# START OF SOURCE EXCERPT
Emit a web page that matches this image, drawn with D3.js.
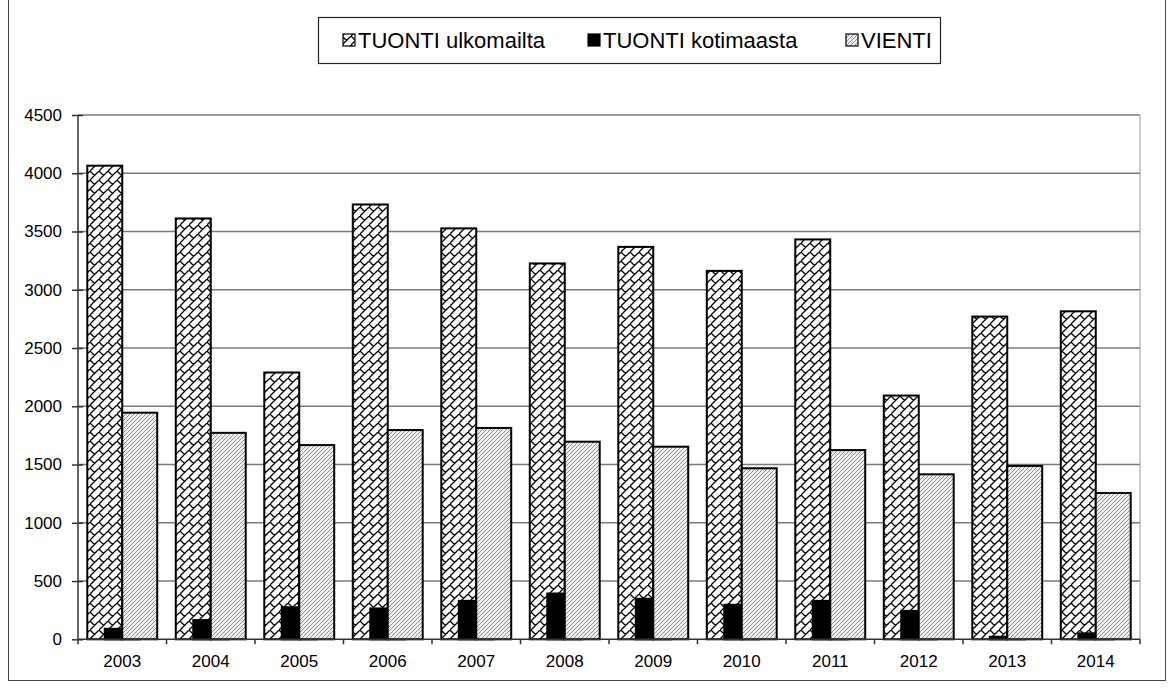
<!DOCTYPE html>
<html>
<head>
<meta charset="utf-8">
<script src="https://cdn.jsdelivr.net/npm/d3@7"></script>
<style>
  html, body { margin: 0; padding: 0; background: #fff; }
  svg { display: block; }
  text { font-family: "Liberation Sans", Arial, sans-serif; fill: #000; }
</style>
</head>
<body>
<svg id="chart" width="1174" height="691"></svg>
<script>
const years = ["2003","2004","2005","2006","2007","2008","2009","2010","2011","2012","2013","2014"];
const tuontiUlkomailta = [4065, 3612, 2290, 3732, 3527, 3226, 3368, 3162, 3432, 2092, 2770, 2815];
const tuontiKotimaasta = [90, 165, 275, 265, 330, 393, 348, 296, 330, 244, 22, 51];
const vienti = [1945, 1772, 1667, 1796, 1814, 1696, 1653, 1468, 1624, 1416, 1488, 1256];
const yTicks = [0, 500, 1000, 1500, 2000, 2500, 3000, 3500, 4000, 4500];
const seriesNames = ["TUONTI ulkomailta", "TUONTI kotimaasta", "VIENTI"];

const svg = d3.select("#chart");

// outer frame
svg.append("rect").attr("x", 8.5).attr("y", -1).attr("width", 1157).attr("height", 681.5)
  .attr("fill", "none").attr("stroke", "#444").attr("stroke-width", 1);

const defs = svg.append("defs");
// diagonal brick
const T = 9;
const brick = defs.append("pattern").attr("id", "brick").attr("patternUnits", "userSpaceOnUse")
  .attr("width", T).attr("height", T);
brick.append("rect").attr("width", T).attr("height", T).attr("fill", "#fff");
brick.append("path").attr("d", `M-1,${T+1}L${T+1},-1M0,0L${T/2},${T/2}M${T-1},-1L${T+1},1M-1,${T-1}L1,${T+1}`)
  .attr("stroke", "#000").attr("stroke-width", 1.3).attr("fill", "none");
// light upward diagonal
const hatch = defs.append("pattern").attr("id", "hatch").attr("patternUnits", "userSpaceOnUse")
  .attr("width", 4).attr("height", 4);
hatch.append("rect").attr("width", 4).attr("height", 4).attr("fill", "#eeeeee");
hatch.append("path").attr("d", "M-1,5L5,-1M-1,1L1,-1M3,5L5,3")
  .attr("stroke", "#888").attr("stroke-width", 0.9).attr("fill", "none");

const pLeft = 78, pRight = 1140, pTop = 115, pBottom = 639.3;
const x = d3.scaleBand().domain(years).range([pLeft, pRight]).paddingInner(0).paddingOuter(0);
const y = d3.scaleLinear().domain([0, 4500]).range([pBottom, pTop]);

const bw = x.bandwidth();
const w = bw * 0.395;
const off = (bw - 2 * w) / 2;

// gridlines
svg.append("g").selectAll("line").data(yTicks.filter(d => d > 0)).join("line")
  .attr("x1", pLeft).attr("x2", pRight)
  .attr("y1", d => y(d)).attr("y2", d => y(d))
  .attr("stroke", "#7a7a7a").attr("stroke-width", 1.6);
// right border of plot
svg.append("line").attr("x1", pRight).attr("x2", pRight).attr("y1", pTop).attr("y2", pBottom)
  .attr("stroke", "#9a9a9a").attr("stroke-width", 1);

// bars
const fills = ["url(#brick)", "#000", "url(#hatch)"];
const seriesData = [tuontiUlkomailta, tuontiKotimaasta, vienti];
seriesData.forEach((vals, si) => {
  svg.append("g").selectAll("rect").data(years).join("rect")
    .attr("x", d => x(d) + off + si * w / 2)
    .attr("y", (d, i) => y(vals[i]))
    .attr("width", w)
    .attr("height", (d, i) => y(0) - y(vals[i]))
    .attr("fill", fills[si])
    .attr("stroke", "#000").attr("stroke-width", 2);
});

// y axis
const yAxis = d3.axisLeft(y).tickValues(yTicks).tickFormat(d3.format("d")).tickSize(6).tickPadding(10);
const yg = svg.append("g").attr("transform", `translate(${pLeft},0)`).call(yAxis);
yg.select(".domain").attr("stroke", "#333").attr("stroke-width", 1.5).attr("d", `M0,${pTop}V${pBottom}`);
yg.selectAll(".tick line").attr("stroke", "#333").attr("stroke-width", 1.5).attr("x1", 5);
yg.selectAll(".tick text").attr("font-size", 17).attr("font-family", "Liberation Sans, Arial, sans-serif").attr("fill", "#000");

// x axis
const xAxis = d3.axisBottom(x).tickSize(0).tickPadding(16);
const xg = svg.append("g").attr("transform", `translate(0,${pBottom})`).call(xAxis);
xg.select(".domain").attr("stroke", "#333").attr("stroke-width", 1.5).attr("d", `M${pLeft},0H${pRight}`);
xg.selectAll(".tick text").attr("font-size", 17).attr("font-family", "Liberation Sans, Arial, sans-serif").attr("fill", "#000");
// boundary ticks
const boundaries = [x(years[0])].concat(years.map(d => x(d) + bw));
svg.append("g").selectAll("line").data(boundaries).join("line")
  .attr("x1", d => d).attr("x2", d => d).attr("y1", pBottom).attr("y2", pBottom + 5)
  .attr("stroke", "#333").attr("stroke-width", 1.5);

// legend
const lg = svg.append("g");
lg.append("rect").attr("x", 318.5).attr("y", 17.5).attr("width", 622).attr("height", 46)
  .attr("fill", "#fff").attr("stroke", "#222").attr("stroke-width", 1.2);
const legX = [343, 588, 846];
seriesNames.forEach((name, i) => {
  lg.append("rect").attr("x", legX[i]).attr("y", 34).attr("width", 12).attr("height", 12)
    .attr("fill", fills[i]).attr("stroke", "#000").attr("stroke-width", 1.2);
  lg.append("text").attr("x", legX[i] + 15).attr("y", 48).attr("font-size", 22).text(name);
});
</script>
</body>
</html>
# END OF SOURCE EXCERPT
SET TASK → Copy out all of the material exactly as written, without its pictures.

ANSWER TO THIS PROBLEM →
Emit a web page that matches this image, drawn with D3.js.
<!DOCTYPE html>
<html>
<head>
<meta charset="utf-8">
<script src="https://cdn.jsdelivr.net/npm/d3@7"></script>
<style>
  html, body { margin: 0; padding: 0; background: #fff; }
  svg { display: block; }
  text { font-family: "Liberation Sans", Arial, sans-serif; fill: #000; }
</style>
</head>
<body>
<svg id="chart" width="1174" height="691"></svg>
<script>
const years = ["2003","2004","2005","2006","2007","2008","2009","2010","2011","2012","2013","2014"];
const tuontiUlkomailta = [4065, 3612, 2290, 3732, 3527, 3226, 3368, 3162, 3432, 2092, 2770, 2815];
const tuontiKotimaasta = [90, 165, 275, 265, 330, 393, 348, 296, 330, 244, 22, 51];
const vienti = [1945, 1772, 1667, 1796, 1814, 1696, 1653, 1468, 1624, 1416, 1488, 1256];
const yTicks = [0, 500, 1000, 1500, 2000, 2500, 3000, 3500, 4000, 4500];
const seriesNames = ["TUONTI ulkomailta", "TUONTI kotimaasta", "VIENTI"];

const svg = d3.select("#chart");

// outer frame
svg.append("rect").attr("x", 8.5).attr("y", -1).attr("width", 1157).attr("height", 681.5)
  .attr("fill", "none").attr("stroke", "#444").attr("stroke-width", 1);

const defs = svg.append("defs");
// diagonal brick
const T = 9;
const brick = defs.append("pattern").attr("id", "brick").attr("patternUnits", "userSpaceOnUse")
  .attr("width", T).attr("height", T);
brick.append("rect").attr("width", T).attr("height", T).attr("fill", "#fff");
brick.append("path").attr("d", `M-1,${T+1}L${T+1},-1M0,0L${T/2},${T/2}M${T-1},-1L${T+1},1M-1,${T-1}L1,${T+1}`)
  .attr("stroke", "#000").attr("stroke-width", 1.3).attr("fill", "none");
// light upward diagonal
const hatch = defs.append("pattern").attr("id", "hatch").attr("patternUnits", "userSpaceOnUse")
  .attr("width", 4).attr("height", 4);
hatch.append("rect").attr("width", 4).attr("height", 4).attr("fill", "#eeeeee");
hatch.append("path").attr("d", "M-1,5L5,-1M-1,1L1,-1M3,5L5,3")
  .attr("stroke", "#888").attr("stroke-width", 0.9).attr("fill", "none");

const pLeft = 78, pRight = 1140, pTop = 115, pBottom = 639.3;
const x = d3.scaleBand().domain(years).range([pLeft, pRight]).paddingInner(0).paddingOuter(0);
const y = d3.scaleLinear().domain([0, 4500]).range([pBottom, pTop]);

const bw = x.bandwidth();
const w = bw * 0.395;
const off = (bw - 2 * w) / 2;

// gridlines
svg.append("g").selectAll("line").data(yTicks.filter(d => d > 0)).join("line")
  .attr("x1", pLeft).attr("x2", pRight)
  .attr("y1", d => y(d)).attr("y2", d => y(d))
  .attr("stroke", "#7a7a7a").attr("stroke-width", 1.6);
// right border of plot
svg.append("line").attr("x1", pRight).attr("x2", pRight).attr("y1", pTop).attr("y2", pBottom)
  .attr("stroke", "#9a9a9a").attr("stroke-width", 1);

// bars
const fills = ["url(#brick)", "#000", "url(#hatch)"];
const seriesData = [tuontiUlkomailta, tuontiKotimaasta, vienti];
seriesData.forEach((vals, si) => {
  svg.append("g").selectAll("rect").data(years).join("rect")
    .attr("x", d => x(d) + off + si * w / 2)
    .attr("y", (d, i) => y(vals[i]))
    .attr("width", w)
    .attr("height", (d, i) => y(0) - y(vals[i]))
    .attr("fill", fills[si])
    .attr("stroke", "#000").attr("stroke-width", 2);
});

// y axis
const yAxis = d3.axisLeft(y).tickValues(yTicks).tickFormat(d3.format("d")).tickSize(6).tickPadding(10);
const yg = svg.append("g").attr("transform", `translate(${pLeft},0)`).call(yAxis);
yg.select(".domain").attr("stroke", "#333").attr("stroke-width", 1.5).attr("d", `M0,${pTop}V${pBottom}`);
yg.selectAll(".tick line").attr("stroke", "#333").attr("stroke-width", 1.5).attr("x1", 5);
yg.selectAll(".tick text").attr("font-size", 17).attr("font-family", "Liberation Sans, Arial, sans-serif").attr("fill", "#000");

// x axis
const xAxis = d3.axisBottom(x).tickSize(0).tickPadding(16);
const xg = svg.append("g").attr("transform", `translate(0,${pBottom})`).call(xAxis);
xg.select(".domain").attr("stroke", "#333").attr("stroke-width", 1.5).attr("d", `M${pLeft},0H${pRight}`);
xg.selectAll(".tick text").attr("font-size", 17).attr("font-family", "Liberation Sans, Arial, sans-serif").attr("fill", "#000");
// boundary ticks
const boundaries = [x(years[0])].concat(years.map(d => x(d) + bw));
svg.append("g").selectAll("line").data(boundaries).join("line")
  .attr("x1", d => d).attr("x2", d => d).attr("y1", pBottom).attr("y2", pBottom + 5)
  .attr("stroke", "#333").attr("stroke-width", 1.5);

// legend
const lg = svg.append("g");
lg.append("rect").attr("x", 318.5).attr("y", 17.5).attr("width", 622).attr("height", 46)
  .attr("fill", "#fff").attr("stroke", "#222").attr("stroke-width", 1.2);
const legX = [343, 588, 846];
seriesNames.forEach((name, i) => {
  lg.append("rect").attr("x", legX[i]).attr("y", 34).attr("width", 12).attr("height", 12)
    .attr("fill", fills[i]).attr("stroke", "#000").attr("stroke-width", 1.2);
  lg.append("text").attr("x", legX[i] + 15).attr("y", 48).attr("font-size", 22).text(name);
});
</script>
</body>
</html>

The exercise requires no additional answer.